A Christian Mannes Bileeve

  • "A Christian Mannes Bileeve" by Nicole Smith
  • Alumni Author: Smith, Nicole
  • Year: 2005
  • Publisher / Date: Universitats Verlag, 2021

'A Christian Mannes Bileeve' (CMB) is a vernacular prose commentary on the Apostles' Creed likely composed in the first half of the fourteenth century. It has received little attention and has not previously been published. Growing out of a tradition of commentaries on the Creed, the CMB is the longest and most substantial of the four known Middle English versions. In the CMB, each article of faith is given in Latin with a paraphrase in Middle English followed by a detailed explanation. It is this feature that makes the CMB distinctive; the explanations include Latin and English lyric poetry, scriptural verse, exempla, and a range of material drawn from Latin theological writers such as Augustine, Gregory the Great, Bernard of Clairvaux, and Bonaventure. The CMB was of particular interest to women; of the four manuscripts, three are known to have been in the possession of aristocratic laywomen and female religious communities. In its introduction, this volume discusses the manuscripts and their provenance, language and localization, date and context of the CMB, and the lyrics that are embedded in the text. The edited text is supported by an apparatus of variant readings, commentary, and a glossary, followed by a bibliography.

Sartorial Strategies: Outfitting Aristocrats and Fashioning Conduct in Late Medieval Literature

  • "Sartorial Strategies: Outfitting Aristocrats and Fashioning Conduct in Late Medieval Literature" by Nicole Smith
  • Alumni Author: Smith, Nicole
  • Year: 2005
  • Publisher / Date: University of Notre Dame Press, 2012

Costume historians and literary critics have sharpened understandings of dress as it constructs bodies and identities, but none has considered how representations of clothing in medieval literature respond to clerical discourses that sought to regulate contemporary aristocratic fashion. In Sartorial Strategies: Outfitting Aristocrats and Fashioning Conduct in Late Medieval Literature, Nicole D. Smith establishes that writers of romances redirect the negative depictions of the courtly body found in clerical chronicles and penitential writings into positive images that convey virtue.

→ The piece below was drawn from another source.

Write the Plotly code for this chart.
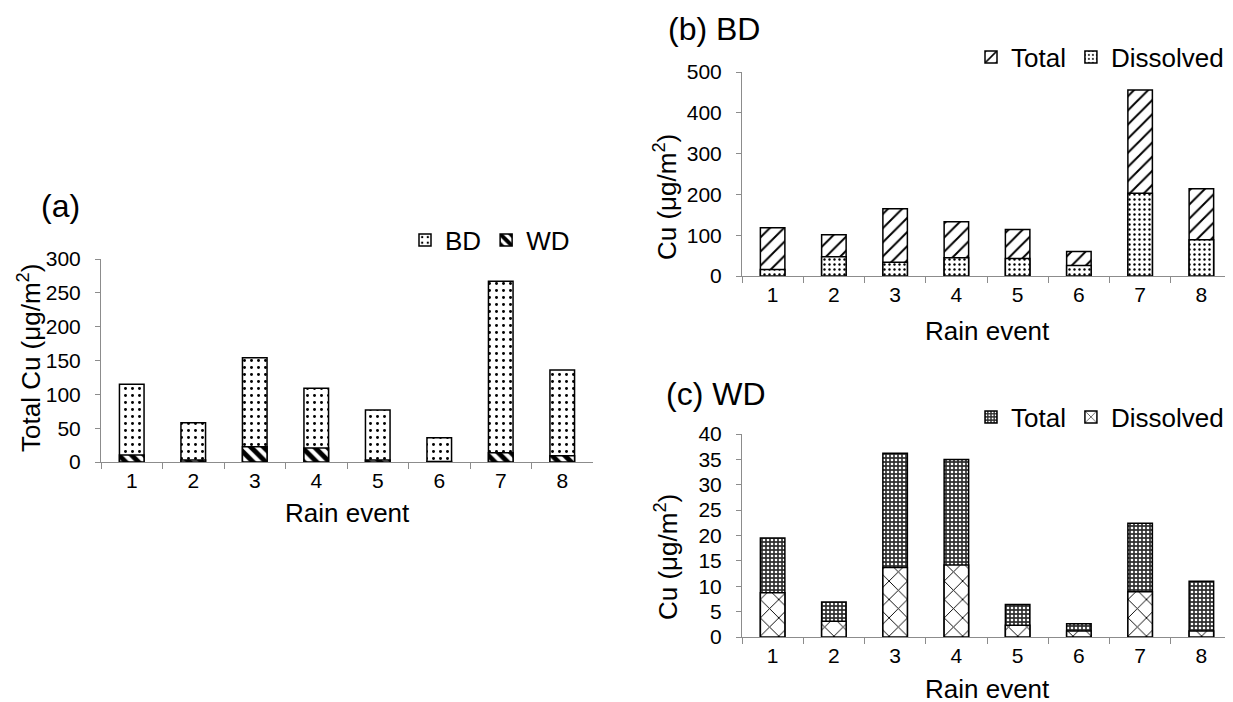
import plotly.graph_objects as go

# ---------------- data ----------------
events = ["1", "2", "3", "4", "5", "6", "7", "8"]

# (a) total Cu by deposition type
a_bd = [115, 58, 154, 109, 77, 36, 267, 136]
a_wd = [10.3, 3.0, 22.6, 20.7, 3.0, 0.8, 13.8, 9.3]

# (b) BD
b_total = [118.5, 101, 165, 133, 114, 60, 456, 214]
b_dissolved = [16, 47, 34, 45, 43, 26, 203, 89]

# (c) WD
c_total = [19.5, 6.9, 36.2, 35.0, 6.4, 2.6, 22.4, 11.0]
c_dissolved = [8.7, 3.1, 13.7, 14.2, 2.3, 1.2, 8.9, 1.2]

W, H = 1233, 702
OFF = 8  # page body margin compensation
FONT = "Liberation Sans, Arial, sans-serif"


def px(x):
    return (x - OFF) / W


def py(y):
    return 1 - (y - OFF) / H


def bar(x, y, name, xa, ya, leg, pattern):
    return go.Bar(
        x=x, y=y, name=name, xaxis=xa, yaxis=ya, legend=leg,
        marker=dict(color="white", line=dict(color="black", width=1.5),
                    pattern=pattern),
    )


fig = go.Figure()
fig.add_trace(bar(events, a_bd, "BD", "x", "y", "legend",
                  dict(shape=".", fgcolor="black", bgcolor="white", size=7, solidity=0.14)))
fig.add_trace(bar(events, a_wd, "WD", "x", "y", "legend",
                  dict(shape="\\", fgcolor="black", bgcolor="white", size=9, solidity=0.55)))
fig.add_trace(bar(events, b_total, "Total", "x2", "y2", "legend2",
                  dict(shape="/", fgcolor="black", bgcolor="white", size=10, solidity=0.2)))
fig.add_trace(bar(events, b_dissolved, "Dissolved", "x2", "y2", "legend2",
                  dict(shape=".", fgcolor="black", bgcolor="white", size=5, solidity=0.18)))
fig.add_trace(bar(events, c_total, "Total", "x3", "y3", "legend3",
                  dict(shape=".", fgcolor="white", bgcolor="#303030", size=4, solidity=0.35)))
fig.add_trace(bar(events, c_dissolved, "Dissolved", "x3", "y3", "legend3",
                  dict(shape="x", fgcolor="black", bgcolor="white", size=13, solidity=0.14)))

AX = "#8c8c8c"
xcommon = dict(type="category", showline=True, linecolor=AX, linewidth=1,
               ticks="outside", tickson="boundaries", ticklen=6, tickcolor=AX,
               tickfont=dict(size=21, color="black"), showgrid=False,
               zeroline=False, automargin=False, fixedrange=True)
ycommon = dict(showline=True, linecolor=AX, linewidth=1, ticks="outside",
               ticklen=5, tickcolor=AX, tickfont=dict(size=21, color="black"),
               showgrid=False, zeroline=False, ticklabelstandoff=10,
               automargin=False, fixedrange=True)

legcommon = dict(orientation="h", xanchor="left", yanchor="middle",
                 font=dict(size=26, color="black"), bgcolor="rgba(0,0,0,0)")

fig.update_layout(
    template="none",
    width=W, height=H,
    margin=dict(l=0, r=0, t=0, b=0, autoexpand=False),
    paper_bgcolor="white", plot_bgcolor="white",
    font=dict(family=FONT, color="black"),
    barmode="overlay", bargap=0.6,
    xaxis=dict(domain=[px(101), px(593)], anchor="y", **xcommon),
    yaxis=dict(domain=[py(462), py(259)], anchor="x", range=[0, 300], dtick=50, **ycommon),
    xaxis2=dict(domain=[px(742), px(1232)], anchor="y2", **xcommon),
    yaxis2=dict(domain=[py(276), py(72)], anchor="x2", range=[0, 500], dtick=100, **ycommon),
    xaxis3=dict(domain=[px(742), px(1232)], anchor="y3", **xcommon),
    yaxis3=dict(domain=[py(637), py(434)], anchor="x3", range=[0, 40], dtick=5, **ycommon),
    legend=dict(x=px(405), y=py(240), **legcommon),
    legend2=dict(x=px(971), y=py(57), **legcommon),
    legend3=dict(x=px(971), y=py(417), **legcommon),
)

ann = []


def text(x, y, s, size, angle=0):
    ann.append(dict(x=px(x), y=py(y), xref="paper", yref="paper", text=s,
                    showarrow=False, textangle=angle, xanchor="center",
                    yanchor="middle", font=dict(size=size, color="black")))


text(60, 206, "(a)", 32)
text(714, 29, "(b) BD", 32)
text(716, 394, "(c) WD", 32)
text(347, 513, "Rain event", 26)
text(987, 331, "Rain event", 26)
text(987, 689, "Rain event", 26)
text(29, 358, "Total Cu (μg/m<sup>2</sup>)", 26, -90)
text(666, 197, "Cu (μg/m<sup>2</sup>)", 26, -90)
text(666, 557, "Cu (μg/m<sup>2</sup>)", 26, -90)
fig.update_layout(annotations=ann)

fig.write_html("out.html")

Smith structures her book around two key moments in fashion history: the transformation of expensive attire by lacing, knotting, and belting in the twelfth century and by form-fitting tailoring in the fourteenth. She selects two literary texts in French from the twelfth and thirteenth centuries—Marie de France’s Guigemar and Heldris of Cornuälle’s Roman de Silence — and two in English from the fourteenth century — Sir Gawain and the Green Knight and Chaucer’s The Parson’s Tale —for analysis in light of these changes in fashion.

While religious and political documents decried the immorality inherent in sumptuous clothing and attempted to restrain the behavior of individuals wearing stylish garments, the literature selected by Smith reimagines fashion-savvy aristocrats as models of morally sound behavior in a pedagogical program advanced not by preachers but by poets. Smith argues that each poet responds directly to the accusations of religious narratives that luxurious garments hinder the soul. Smith also offers original readings of lesser-known penitential guides, such as the Clensyng of Mannes Sowle and the Memoriale Credencium, thus illustrating an extensive conversation between romance and penitential guides.